The signs could be read and the messages heard loud and clear, when the Westboro church picketed outside Blessed Sacrament in Waterloo back in September 2005.

"I guess I found it a very insulting experience.  It's very hard to grasp because it certainly doesn't express to me the teachings of Christ, which are compassion, forgiveness, understanding.  And it seems to me that their message is hatred," said Father Dennis Juhl, pastor of Blessed Sacrament.

Father Juhl says veterans were particularly upset during Westboro's protest because of its history of protesting military funerals.
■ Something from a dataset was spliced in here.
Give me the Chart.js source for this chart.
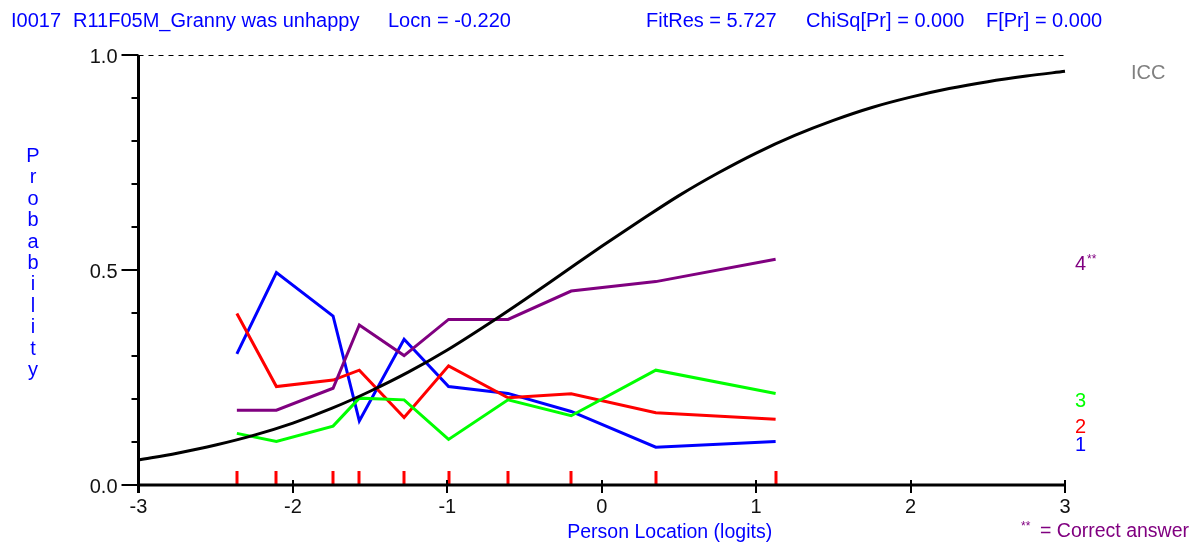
<!DOCTYPE html>
<html>
<head>
<meta charset="utf-8">
<script src="https://cdn.jsdelivr.net/npm/chart.js@4/dist/chart.umd.min.js"></script>
<style>
  html, body { margin: 0; padding: 0; background: #fff; }
  canvas { display: block; }
</style>
</head>
<body>
<canvas id="icc" width="1199" height="544"></canvas>
<script>
// Class-interval mean person locations (logits)
const classLocations = [-2.363, -2.107, -1.740, -1.570, -1.280, -0.992, -0.607, -0.198, 0.350, 1.126];

// Observed proportions choosing each response category, per class interval
const category1 = [0.305, 0.494, 0.393, 0.149, 0.339, 0.229, 0.213, 0.171, 0.088, 0.101];
const category2 = [0.399, 0.229, 0.244, 0.267, 0.157, 0.277, 0.203, 0.212, 0.168, 0.153];
const category3 = [0.120, 0.101, 0.137, 0.202, 0.198, 0.106, 0.198, 0.161, 0.267, 0.213];
const category4 = [0.174, 0.174, 0.225, 0.372, 0.301, 0.385, 0.385, 0.451, 0.473, 0.525];

// Item characteristic curve
const iccLocations = [-3, -2.75, -2.5, -2.25, -2, -1.75, -1.5, -1.25, -1, -0.75, -0.5, -0.25,
                      0, 0.25, 0.5, 0.75, 1, 1.25, 1.5, 1.75, 2, 2.25, 2.5, 2.75, 3];
const iccValues = [0.058, 0.074, 0.093, 0.116, 0.144, 0.178, 0.218, 0.263, 0.314, 0.371, 0.431, 0.493,
                   0.555, 0.615, 0.673, 0.725, 0.772, 0.813, 0.848, 0.878, 0.902, 0.922, 0.938, 0.951, 0.962];

// Axis ticks
const xTicks = [-3, -2, -1, 0, 1, 2, 3];
const xTickLabels = ['-3', '-2', '-1', '0', '1', '2', '3'];
const yTicks = [0, 0.1, 0.2, 0.3, 0.4, 0.5, 0.6, 0.7, 0.8, 0.9, 1.0];
const yLabelledTicks = [0, 0.5, 1.0];
const yTickLabels = ['0.0', '0.5', '1.0'];

// Header statistics
const itemTitle = ['I0017', 'R11F05M_Granny was unhappy'];
const headerStats = ['Locn = -0.220', 'FitRes = 5.727', 'ChiSq[Pr] = 0.000', 'F[Pr] = 0.000'];

const categoryNames = ['1', '2', '3', '4'];
const categoryColors = ['#0000ff', '#ff0000', '#00ff00', '#800080'];

const FONT = '"Liberation Sans", Arial, sans-serif';

function pts(xs, ys) { return xs.map((v, i) => ({ x: v, y: ys[i] })); }

const categorySeries = [category1, category2, category3, category4];

const datasets = [
  {
    label: 'ICC',
    data: pts(iccLocations, iccValues),
    borderColor: '#000000',
    borderWidth: 3,
    pointRadius: 0,
    cubicInterpolationMode: 'monotone',
    clip: false
  }
];
// category 4 drawn above 3, 2, 1
for (let k = 3; k >= 0; k--) {
  datasets.push({
    label: categoryNames[k],
    data: pts(classLocations, categorySeries[k]),
    borderColor: categoryColors[k],
    borderWidth: 3,
    pointRadius: 0,
    tension: 0,
    clip: false
  });
}

const decorations = {
  id: 'decorations',
  afterDatasetsDraw(chart) {
    const { ctx, scales: { x, y } } = chart;
    const x0 = x.getPixelForValue(-3), x1 = x.getPixelForValue(3);
    const y0 = y.getPixelForValue(0), y1 = y.getPixelForValue(1);
    ctx.save();

    // dashed upper limit at probability 1
    ctx.strokeStyle = '#000';
    ctx.lineWidth = 1;
    ctx.setLineDash([5, 5]);
    ctx.beginPath(); ctx.moveTo(x0, Math.round(y1) + 0.5); ctx.lineTo(x1, Math.round(y1) + 0.5); ctx.stroke();
    ctx.setLineDash([]);

    // class interval markers along the baseline
    ctx.strokeStyle = '#ff0000';
    ctx.lineWidth = 3;
    classLocations.forEach(v => {
      const px = Math.round(x.getPixelForValue(v));
      ctx.beginPath(); ctx.moveTo(px, y0 - 14); ctx.lineTo(px, y0); ctx.stroke();
    });

    // axes
    ctx.strokeStyle = '#000';
    ctx.lineWidth = 3;
    ctx.beginPath(); ctx.moveTo(x0, y1); ctx.lineTo(x0, y0 + 8); ctx.stroke();
    ctx.beginPath(); ctx.moveTo(x0, y0); ctx.lineTo(x1, y0); ctx.stroke();

    ctx.lineWidth = 2;
    xTicks.forEach(v => {
      const px = Math.round(x.getPixelForValue(v));
      ctx.beginPath(); ctx.moveTo(px, y0 - 5); ctx.lineTo(px, y0 + 8); ctx.stroke();
    });
    yTicks.forEach(v => {
      const py = Math.round(y.getPixelForValue(v));
      const major = yLabelledTicks.some(t => Math.abs(t - v) < 1e-9);
      ctx.beginPath(); ctx.moveTo(x0 - (major ? 17 : 7), py); ctx.lineTo(x0, py); ctx.stroke();
    });

    // tick labels
    ctx.font = '20px ' + FONT;
    ctx.fillStyle = '#111';
    ctx.textBaseline = 'alphabetic';
    ctx.textAlign = 'center';
    xTicks.forEach((v, i) => {
      ctx.fillText(xTickLabels[i], x.getPixelForValue(v), y0 + 28);
    });
    ctx.textAlign = 'right';
    yLabelledTicks.forEach((v, i) => {
      ctx.fillText(yTickLabels[i], x0 - 21, y.getPixelForValue(v) + 8);
    });

    // axis titles
    ctx.fillStyle = '#0000ff';
    ctx.textAlign = 'center';
    ctx.font = '19.5px ' + FONT;
    ctx.fillText('Person Location (logits)', x.getPixelForValue(0.44), 538);
    ctx.font = '20px ' + FONT;
    const word = 'Probability';
    for (let i = 0; i < word.length; i++) {
      ctx.fillText(word[i], 33, 162 + i * 21.4);
    }

    // header
    ctx.textAlign = 'left';
    ctx.fillText(itemTitle[0], 11, 27);
    ctx.fillText(itemTitle[1], 73, 27);
    const statX = [388, 646, 806, 986];
    headerStats.forEach((t, i) => ctx.fillText(t, statX[i], 27));

    // curve labels at the end of each series
    ctx.fillStyle = '#808080';
    ctx.fillText('ICC', 1131, y.getPixelForValue(iccValues[iccValues.length - 1]) + 7.5);
    const labelNudge = [2, 6, 6, 3];
    categorySeries.forEach((s, k) => {
      const py = y.getPixelForValue(s[s.length - 1]) + labelNudge[k] + 7.5;
      ctx.fillStyle = categoryColors[k];
      ctx.font = '20px ' + FONT;
      ctx.fillText(categoryNames[k], 1075, py);
      if (k === 3) {
        ctx.font = '12px ' + FONT;
        ctx.fillText('**', 1087, py - 7);
      }
    });

    // key for the correct answer
    ctx.fillStyle = '#800080';
    ctx.font = '12px ' + FONT;
    ctx.fillText('**', 1021, 530);
    ctx.font = '19.5px ' + FONT;
    ctx.fillText('= Correct answer', 1040, 537);

    ctx.restore();
  }
};

new Chart(document.getElementById('icc'), {
  type: 'line',
  data: { datasets },
  options: {
    responsive: false,
    animation: false,
    devicePixelRatio: 1,
    layout: { padding: { left: 138.5, right: 134, top: 55, bottom: 59 } },
    scales: {
      x: { type: 'linear', min: -3, max: 3, display: false },
      y: { type: 'linear', min: 0, max: 1, display: false }
    },
    plugins: {
      legend: { display: false },
      tooltip: { enabled: false }
    },
    elements: { line: { borderJoinStyle: 'miter', borderCapStyle: 'butt' } }
  },
  plugins: [decorations]
});
</script>
</body>
</html>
"We have many freedoms in this country, and the people paying the biggest price for that are our service men and women.  And for these people to be present at their funerals in such a negative, cruel, and hateful way is almost beyond my imagination," Juhl said.

And that's why Westboro's protesting isn't an easy concept to swallow for many.  Whether you like the church's messages or not, Westboro stands firm that these protests are an exercise of its First Amendment free speech.

"There's a saying that the rights for the best of us are only protected if those same rights are given to the worst of us.  If government starts controlling certain speech, then we have no safeguards that government will ever stop curtailing speech and that's one of the real dangers," said Jeff Stein, KWWL political analyst and communications professor at Wartburg College.

Father Juhl told KWWL that he believes the Westboro Church is "morally misguided."  And he just hopes that the group will stop protesting, especially at military funerals, on its own—without the courts having to make that decision for them.

By the way, the Westboro Church is expected to be protesting in eastern Iowa again soon.  UNI is hosting the "Laramie Project" later this month.  That's the play telling the story of the aftermath of the 1998 murder of Matthew Shepard in Laramie, Wyoming.  Shepard was murdered because of his sexual orientation.